PtG Article 05.07.2016

Domestic hegemonies continue across Europe: Champions League Diversity Index 2016/2017

The number of debutants in the Champions League will rise in 2016/17, but domestic hegemonies still prevail in many European countries, the latest Champions League Diversity Index shows.

The surprise English Premier League champions Leicester City will be joined by eight other clubs making their debut in the 2016/17 Champions League according to Play tThe Game’s annual Diversity Index.

Other Champions League debutants include Armenian side Alashkert, Hapoel Be'er Sheva of Israel, Slovenia’s Olimpija Ljubljana and Finnish club Seinäjoen Jalkapallokerho, more commonly known as SJK.

Swedish side IFK Norrköping, who played in the old European Cup in the 1960s but have not played in the reformatted competition, also make their Champions League bow along with Romania’s Astra Giurgiu, Russian side Rostov and Mladost Podgorica of Montenegro.

The number of new entrants on the rise

Ten different clubs have represented the Premier League since the 1994/95 season, when structural changes produced the current tournament, but proportionally England has been represented by one the smallest group of clubs.

Since 1994/95, the Premier League has been awarded 78 places in the Champions League qualifying or group stages.

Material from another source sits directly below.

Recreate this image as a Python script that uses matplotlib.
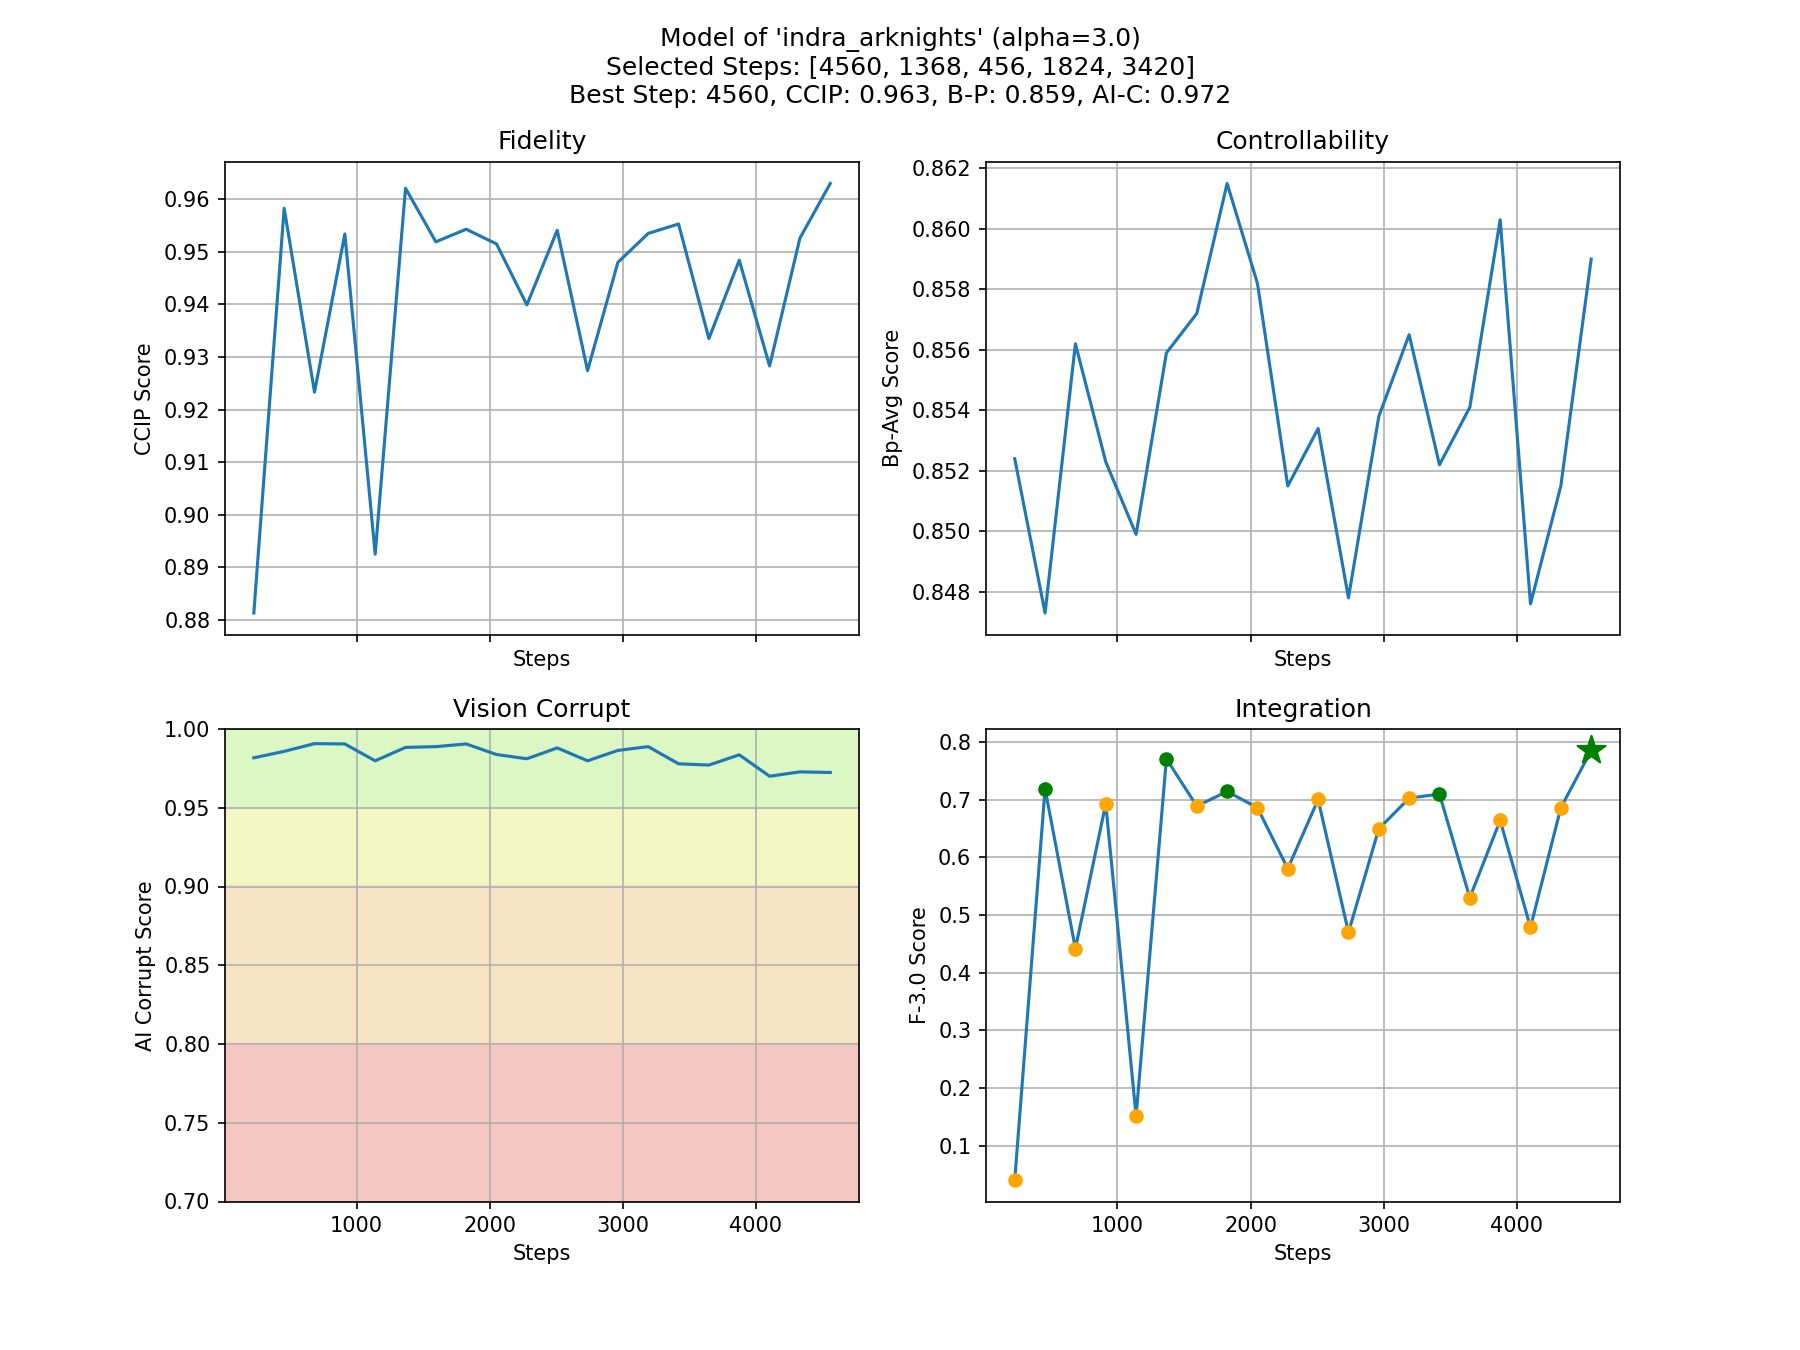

Only Greece, the Ukraine, Scotland and Croatia have a higher ranking in the index, which works by dividing the number of places available by the amount of clubs taking them up.

In contrast, Mladost Podgorica’s title win in 2015/16 means that six different clubs have taken up the 10 places awarded to Montenegro since the former Yugoslav Republic began entering sides in 2007/08.

Overall, the number of new entrants has risen for a second consecutive season but the impact lower of UEFA money remains sizeable.

In 2012/13, 11 new clubs took part in the Champions League. The number of debutants dropped to five by 2014/15 but there was a rebound the following season to seven.

In 2016/17, this number will increase again but the same teams will still represent 23 countries as the previous season, as domestic hegemonies continue across Europe. The last time that a club other than Dinamo Zagreb represented Croatia in the Champions League was 2005/06, when Hadjuk Split took part.

Prize money can have a major impact

In countries where income is scarcer or even virtually negligible, UEFA prize money has a major impact. According to UEFA’s last benchmarking report covering the 2014 financial year, revenue from the European body contributed 77% of revenue at Andorran clubs.

Clubs in Andorra, Armenia, Gibraltar and San Marino had average wage bills of just €0.1 million in 2014 according to UEFA, but in 2016/17 their champions get €450,000 for appearing in the first qualifying round regardless of their performance.

In Armenia, clubs from the capital such as Alashkert do not charge for admission, get no money from television coverage and are reliant on the patronage of owners. This makes a Champions League appearance a major fillip for owners such as Alashkert’s backer, Bagrat Navoyan.

Searching for better wages

However, the lure of Champions League money is also prompting clubs to gamble on higher wages to try and access to UEFA prize money.

Lincoln Red Imps have won the Gibraltarian league title for the last 13 years. After Gibraltar’s accession to UEFA membership in 2013, Lincoln took part in the Champions League qualifiers in 2014/15 and 2015/16, when they won a round and over the two years pocketed €900,000 in prize money from UEFA.

Such is the impact of this money, that the British territory is being flooded with lower league Spanish players in search of better wages at clubs trying to challenge Lincoln’s dominance.

The Gibraltar Football Association want to introduce some form of revenue sharing but Lincoln opposes this on the grounds that the club funded itself for years before UEFA membership.

Countries with the same clubs taking part in the 2016/17 Champions League as the previous season: Albania, Andorra, Austria, Azerbaijan, Bulgaria, Cyprus, Croatia, Czech Republic, France, Faroe Islands, Gibraltar, Kazakstan, Lithuania, Montenegro, Netherlands, Northern Ireland, Portugal, Republic of Ireland, Scotland, Slovakia, Switzerland, Ukraine, Wales.